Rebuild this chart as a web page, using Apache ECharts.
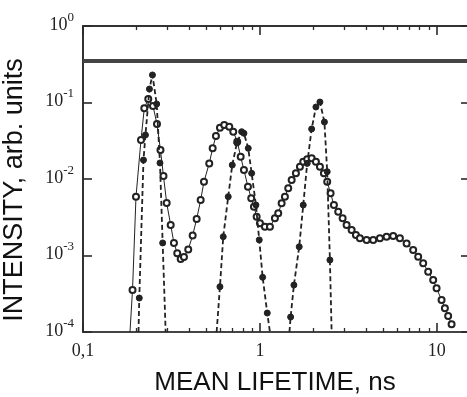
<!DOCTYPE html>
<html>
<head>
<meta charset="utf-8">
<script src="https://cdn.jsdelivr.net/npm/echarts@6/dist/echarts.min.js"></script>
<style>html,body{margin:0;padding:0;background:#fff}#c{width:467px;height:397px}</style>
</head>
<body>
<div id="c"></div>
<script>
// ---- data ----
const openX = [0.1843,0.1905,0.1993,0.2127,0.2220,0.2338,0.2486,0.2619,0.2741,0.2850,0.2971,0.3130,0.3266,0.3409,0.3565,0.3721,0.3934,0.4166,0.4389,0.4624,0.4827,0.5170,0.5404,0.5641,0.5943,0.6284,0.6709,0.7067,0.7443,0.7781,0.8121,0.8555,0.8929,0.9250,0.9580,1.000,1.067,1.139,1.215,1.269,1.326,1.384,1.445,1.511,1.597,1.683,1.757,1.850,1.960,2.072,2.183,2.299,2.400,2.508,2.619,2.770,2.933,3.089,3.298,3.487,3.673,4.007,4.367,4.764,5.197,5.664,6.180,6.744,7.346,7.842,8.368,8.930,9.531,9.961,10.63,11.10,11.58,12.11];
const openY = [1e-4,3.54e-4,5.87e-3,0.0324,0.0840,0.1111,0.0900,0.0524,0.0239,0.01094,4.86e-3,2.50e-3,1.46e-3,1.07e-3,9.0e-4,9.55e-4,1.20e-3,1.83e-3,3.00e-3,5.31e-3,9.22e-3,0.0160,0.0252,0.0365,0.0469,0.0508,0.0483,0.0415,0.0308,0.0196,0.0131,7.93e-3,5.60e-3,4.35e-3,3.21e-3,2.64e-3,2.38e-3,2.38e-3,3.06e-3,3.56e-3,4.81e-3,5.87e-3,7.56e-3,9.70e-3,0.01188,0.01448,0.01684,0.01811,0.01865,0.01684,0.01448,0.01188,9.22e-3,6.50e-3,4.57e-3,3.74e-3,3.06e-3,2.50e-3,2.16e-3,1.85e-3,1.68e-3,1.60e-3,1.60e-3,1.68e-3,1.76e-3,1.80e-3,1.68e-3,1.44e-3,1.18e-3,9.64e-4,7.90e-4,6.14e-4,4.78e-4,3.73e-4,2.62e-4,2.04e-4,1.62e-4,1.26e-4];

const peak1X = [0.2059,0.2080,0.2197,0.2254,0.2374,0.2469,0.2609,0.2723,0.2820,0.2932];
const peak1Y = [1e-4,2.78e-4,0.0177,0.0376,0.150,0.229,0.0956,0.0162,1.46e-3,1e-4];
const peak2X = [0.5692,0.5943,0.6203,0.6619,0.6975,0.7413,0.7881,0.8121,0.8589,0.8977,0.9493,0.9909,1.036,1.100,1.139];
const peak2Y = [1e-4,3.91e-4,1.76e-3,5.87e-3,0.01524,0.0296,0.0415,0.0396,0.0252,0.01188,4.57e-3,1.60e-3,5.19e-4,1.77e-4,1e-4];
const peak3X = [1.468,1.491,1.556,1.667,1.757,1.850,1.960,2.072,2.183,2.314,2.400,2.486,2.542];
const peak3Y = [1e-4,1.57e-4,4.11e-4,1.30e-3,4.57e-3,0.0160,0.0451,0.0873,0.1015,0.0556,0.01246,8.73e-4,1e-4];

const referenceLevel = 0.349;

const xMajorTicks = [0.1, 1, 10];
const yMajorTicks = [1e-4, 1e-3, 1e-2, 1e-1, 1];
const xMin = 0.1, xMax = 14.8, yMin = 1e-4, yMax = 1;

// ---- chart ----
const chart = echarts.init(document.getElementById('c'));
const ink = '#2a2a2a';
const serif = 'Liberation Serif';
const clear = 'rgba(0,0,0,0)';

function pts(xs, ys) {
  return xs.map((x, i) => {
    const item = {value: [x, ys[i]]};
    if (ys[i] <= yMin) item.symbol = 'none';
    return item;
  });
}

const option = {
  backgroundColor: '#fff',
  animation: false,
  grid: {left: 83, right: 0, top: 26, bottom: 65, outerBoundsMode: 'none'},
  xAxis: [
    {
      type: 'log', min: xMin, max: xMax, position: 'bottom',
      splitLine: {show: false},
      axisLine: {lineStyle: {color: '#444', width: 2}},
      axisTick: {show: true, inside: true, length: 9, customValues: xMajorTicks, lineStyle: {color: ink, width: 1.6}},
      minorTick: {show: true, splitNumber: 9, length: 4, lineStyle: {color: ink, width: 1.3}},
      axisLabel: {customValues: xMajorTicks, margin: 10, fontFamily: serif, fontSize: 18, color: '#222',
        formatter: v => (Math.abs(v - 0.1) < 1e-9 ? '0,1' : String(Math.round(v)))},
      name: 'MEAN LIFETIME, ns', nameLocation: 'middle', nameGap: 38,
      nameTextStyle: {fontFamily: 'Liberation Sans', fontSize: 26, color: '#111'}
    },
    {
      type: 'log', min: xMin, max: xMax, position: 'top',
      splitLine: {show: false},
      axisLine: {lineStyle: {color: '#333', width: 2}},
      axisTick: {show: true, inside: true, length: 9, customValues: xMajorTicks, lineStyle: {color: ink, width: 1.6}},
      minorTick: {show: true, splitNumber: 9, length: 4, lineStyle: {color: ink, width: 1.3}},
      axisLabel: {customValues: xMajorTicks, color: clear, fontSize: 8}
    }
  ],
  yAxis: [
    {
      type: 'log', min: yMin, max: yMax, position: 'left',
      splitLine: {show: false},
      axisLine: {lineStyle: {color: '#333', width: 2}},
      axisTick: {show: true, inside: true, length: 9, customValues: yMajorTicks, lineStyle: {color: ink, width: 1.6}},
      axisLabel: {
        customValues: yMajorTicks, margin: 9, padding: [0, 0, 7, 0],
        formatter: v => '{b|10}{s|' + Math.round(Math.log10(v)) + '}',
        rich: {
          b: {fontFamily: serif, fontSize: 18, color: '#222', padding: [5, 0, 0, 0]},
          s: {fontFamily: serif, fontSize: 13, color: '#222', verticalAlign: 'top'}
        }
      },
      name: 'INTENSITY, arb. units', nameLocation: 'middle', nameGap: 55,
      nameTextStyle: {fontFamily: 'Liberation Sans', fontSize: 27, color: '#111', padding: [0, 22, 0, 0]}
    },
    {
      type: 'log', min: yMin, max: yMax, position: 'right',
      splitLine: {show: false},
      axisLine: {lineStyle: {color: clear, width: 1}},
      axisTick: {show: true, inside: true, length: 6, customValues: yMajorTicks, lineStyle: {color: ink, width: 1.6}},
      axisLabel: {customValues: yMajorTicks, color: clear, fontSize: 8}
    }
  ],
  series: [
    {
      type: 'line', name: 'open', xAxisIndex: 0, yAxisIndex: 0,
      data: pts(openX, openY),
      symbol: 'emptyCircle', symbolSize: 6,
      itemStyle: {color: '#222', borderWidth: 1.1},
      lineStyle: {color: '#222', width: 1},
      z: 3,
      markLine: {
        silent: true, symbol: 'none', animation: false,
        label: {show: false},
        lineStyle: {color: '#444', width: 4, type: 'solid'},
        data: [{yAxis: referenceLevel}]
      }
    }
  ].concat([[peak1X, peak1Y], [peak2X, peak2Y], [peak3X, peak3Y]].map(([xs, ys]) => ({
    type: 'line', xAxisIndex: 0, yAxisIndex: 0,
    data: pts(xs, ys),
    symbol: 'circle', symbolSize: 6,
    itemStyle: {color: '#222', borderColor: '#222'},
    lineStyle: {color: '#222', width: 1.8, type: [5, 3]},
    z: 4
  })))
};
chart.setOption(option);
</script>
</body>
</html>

---

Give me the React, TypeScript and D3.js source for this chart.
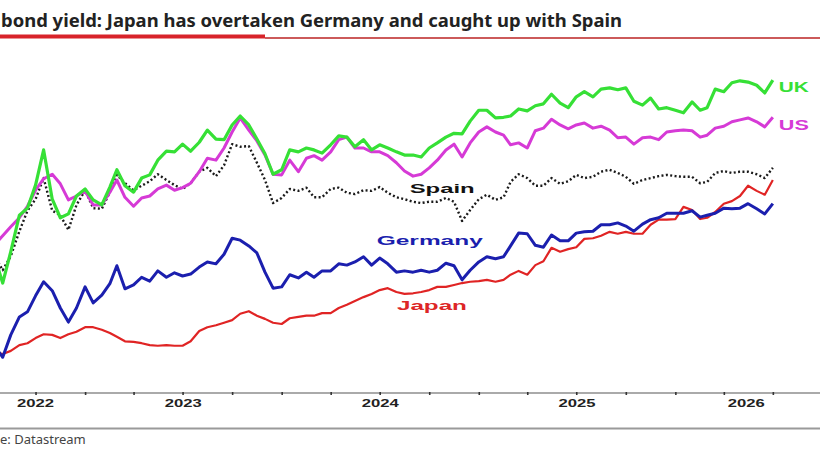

[WHAT YOU WILL DO]:
Tally the lines of the records holding the word "this", then state only the tally.

[FULL OUTPUT]:
2